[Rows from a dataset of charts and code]
================================

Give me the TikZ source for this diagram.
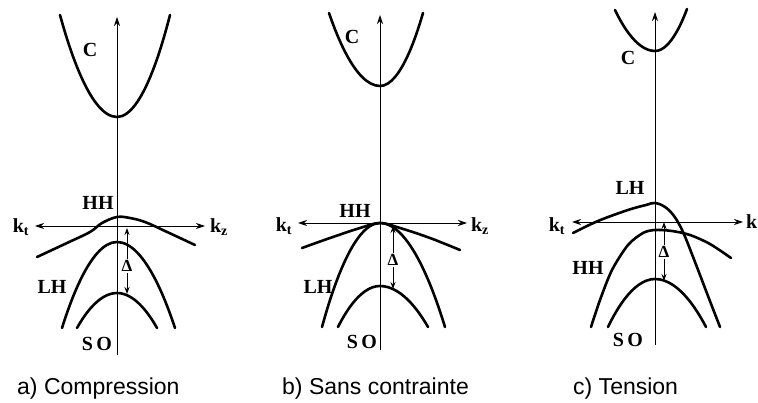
\documentclass[tikz,border=0pt]{standalone}
\usepackage{fontspec}
\setmainfont{Liberation Serif}
\newfontfamily\capfont{Liberation Sans}
\usetikzlibrary{arrows.meta}

\begin{document}
\begin{tikzpicture}[
    x=1pt, y=-1pt,
    band/.style={line width=2.6pt, line cap=round},
    axis/.style={line width=0.9pt, -{Stealth[length=9pt, width=6pt]}},
    kaxis/.style={line width=0.9pt, {Stealth[length=9pt, width=6pt]}-{Stealth[length=9pt, width=6pt]}},
    gap/.style={line width=1pt, -{Stealth[length=7pt, width=5pt]}},
    lbl/.style={font=\fontsize{20}{22}\selectfont\bfseries, inner sep=0pt},
    klbl/.style={font=\fontsize{20}{22}\selectfont\bfseries, inner sep=0pt},
    dlt/.style={font=\fontsize{17}{18}\selectfont\bfseries, inner sep=1pt, fill=white},
    caption/.style={font=\capfont\fontsize{23}{25}\selectfont, anchor=base west, inner sep=0pt}
]
\useasboundingbox (0,0) rectangle (758,403);

% -------------------------
% a) Compression
% -------------------------
\coordinate (aBot) at (117,355);
\coordinate (aTop) at (117,17);
\coordinate (aLeft) at (35,226);
\coordinate (aRight) at (205,226);
\draw[axis] (aBot) -- (aTop);
\draw[kaxis] (aLeft) -- (aRight);
\node[klbl] (akt) at (21,227) {k\textsubscript{t}};
\node[klbl] (akz) at (219,227) {k\textsubscript{z}};

\draw[band] (60,15) parabola bend (117,117) (170,15); % C
\draw[band] plot[smooth, tension=0.6] coordinates {(37,257) (67,243) (90,232) (102,223) (117,217) (130,218) (145,222) (165,231) (195,245)}; % HH
\draw[band] (62,328) parabola bend (117,242) (175,328); % LH
\draw[band] (77,328) parabola bend (117,293) (157,328); % SO

\node[lbl] (aC) at (90,50) {C};
\node[lbl] (aHH) at (98,203) {HH};
\node[lbl] (aLH) at (52,287) {LH};
\node[lbl] (aSO) at (97,344) {S\,O};

\node[dlt] (aD) at (127,266) {Δ};
\coordinate (aUp) at (127,228);
\coordinate (aDown) at (127,294);
\draw[gap] (aD) -- (aUp);
\draw[gap] (aD) -- (aDown);

% -------------------------
% b) Sans contrainte
% -------------------------
\coordinate (bBot) at (380,350);
\coordinate (bTop) at (380,15);
\coordinate (bLeft) at (298,223);
\coordinate (bRight) at (467,223);
\draw[axis] (bBot) -- (bTop);
\draw[kaxis] (bLeft) -- (bRight);
\node[klbl] (bkt) at (284,226) {k\textsubscript{t}};
\node[klbl] (bkz) at (480,226) {k\textsubscript{z}};

\draw[band] (329,13) parabola bend (380,86) (423,13); % C
\draw[band] plot[smooth, tension=0.6] coordinates {(302,248) (330,238) (360,228) (380,223) (400,228) (430,238) (460,250)}; % HH
\draw[band] (322,327) parabola bend (380,223) (445,327); % LH
\draw[band] (338,327) parabola bend (380,286) (428,327); % SO

\node[lbl] (bC) at (352,37) {C};
\node[lbl] (bHH) at (355,211) {HH};
\node[lbl] (bLH) at (318,287) {LH};
\node[lbl] (bSO) at (362,342) {S\,O};

\node[dlt] (bD) at (393,260) {Δ};
\coordinate (bUp) at (393,226);
\coordinate (bDown) at (393,289);
\draw[gap] (bD) -- (bUp);
\draw[gap] (bD) -- (bDown);

% -------------------------
% c) Tension
% -------------------------
\coordinate (cBot) at (655,345);
\coordinate (cTop) at (655,12);
\coordinate (cLeft) at (572,222);
\coordinate (cRight) at (743,222);
\draw[axis] (cBot) -- (cTop);
\draw[kaxis] (cLeft) -- (cRight);
\node[klbl] (ckt) at (557,226) {k\textsubscript{t}};
\node[klbl, anchor=west] (ckz) at (746,222) {k};

\draw[band] (615,10) parabola bend (655,51) (687,9); % C
\draw[band] plot[smooth, tension=0.6] coordinates {(573,233) (598,221) (628,210) (646,205) (655,203) (665,207) (674,216) (683,232) (695,262) (708,296) (720,327)}; % LH
\draw[band] plot[smooth, tension=0.5] coordinates {(591,327) (600,300) (612,270) (628,245) (643,233) (655,230) (672,231) (690,235) (710,244) (731,258)}; % HH
\draw[band] (608,327) parabola bend (655,279) (706,327); % SO

\node[lbl] (cC) at (628,58) {C};
\node[lbl] (cLH) at (630,188) {LH};
\node[lbl] (cHH) at (588,268) {HH};
\node[lbl] (cSO) at (628,340) {S\,O};

\node[dlt] (cD) at (664,252) {Δ};
\coordinate (cUp) at (664,222);
\coordinate (cDown) at (664,281);
\draw[gap] (cD) -- (cUp);
\draw[gap] (cD) -- (cDown);

% -------------------------
% Captions
% -------------------------
\node[caption] (capA) at (17,394) {a) Compression};
\node[caption] (capB) at (282,394) {b) Sans contrainte};
\node[caption] (capC) at (573,394) {c) Tension};

\end{tikzpicture}
\end{document}
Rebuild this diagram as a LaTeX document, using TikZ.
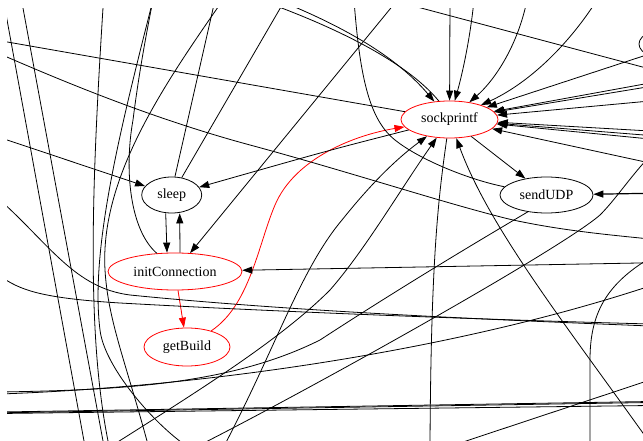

================================

— GIVEN TASK —
Give again, word for word, every line from the top of the data above to the line holding "(aSO) at (97,344)", inclusive, with the pictures left out.

— ANSWER FOR THE TASK —
Give me the TikZ source for this diagram.
\documentclass[tikz,border=0pt]{standalone}
\usepackage{fontspec}
\setmainfont{Liberation Serif}
\newfontfamily\capfont{Liberation Sans}
\usetikzlibrary{arrows.meta}

\begin{document}
\begin{tikzpicture}[
    x=1pt, y=-1pt,
    band/.style={line width=2.6pt, line cap=round},
    axis/.style={line width=0.9pt, -{Stealth[length=9pt, width=6pt]}},
    kaxis/.style={line width=0.9pt, {Stealth[length=9pt, width=6pt]}-{Stealth[length=9pt, width=6pt]}},
    gap/.style={line width=1pt, -{Stealth[length=7pt, width=5pt]}},
    lbl/.style={font=\fontsize{20}{22}\selectfont\bfseries, inner sep=0pt},
    klbl/.style={font=\fontsize{20}{22}\selectfont\bfseries, inner sep=0pt},
    dlt/.style={font=\fontsize{17}{18}\selectfont\bfseries, inner sep=1pt, fill=white},
    caption/.style={font=\capfont\fontsize{23}{25}\selectfont, anchor=base west, inner sep=0pt}
]
\useasboundingbox (0,0) rectangle (758,403);

% -------------------------
% a) Compression
% -------------------------
\coordinate (aBot) at (117,355);
\coordinate (aTop) at (117,17);
\coordinate (aLeft) at (35,226);
\coordinate (aRight) at (205,226);
\draw[axis] (aBot) -- (aTop);
\draw[kaxis] (aLeft) -- (aRight);
\node[klbl] (akt) at (21,227) {k\textsubscript{t}};
\node[klbl] (akz) at (219,227) {k\textsubscript{z}};

\draw[band] (60,15) parabola bend (117,117) (170,15); % C
\draw[band] plot[smooth, tension=0.6] coordinates {(37,257) (67,243) (90,232) (102,223) (117,217) (130,218) (145,222) (165,231) (195,245)}; % HH
\draw[band] (62,328) parabola bend (117,242) (175,328); % LH
\draw[band] (77,328) parabola bend (117,293) (157,328); % SO

\node[lbl] (aC) at (90,50) {C};
\node[lbl] (aHH) at (98,203) {HH};
\node[lbl] (aLH) at (52,287) {LH};
\node[lbl] (aSO) at (97,344) {S\,O};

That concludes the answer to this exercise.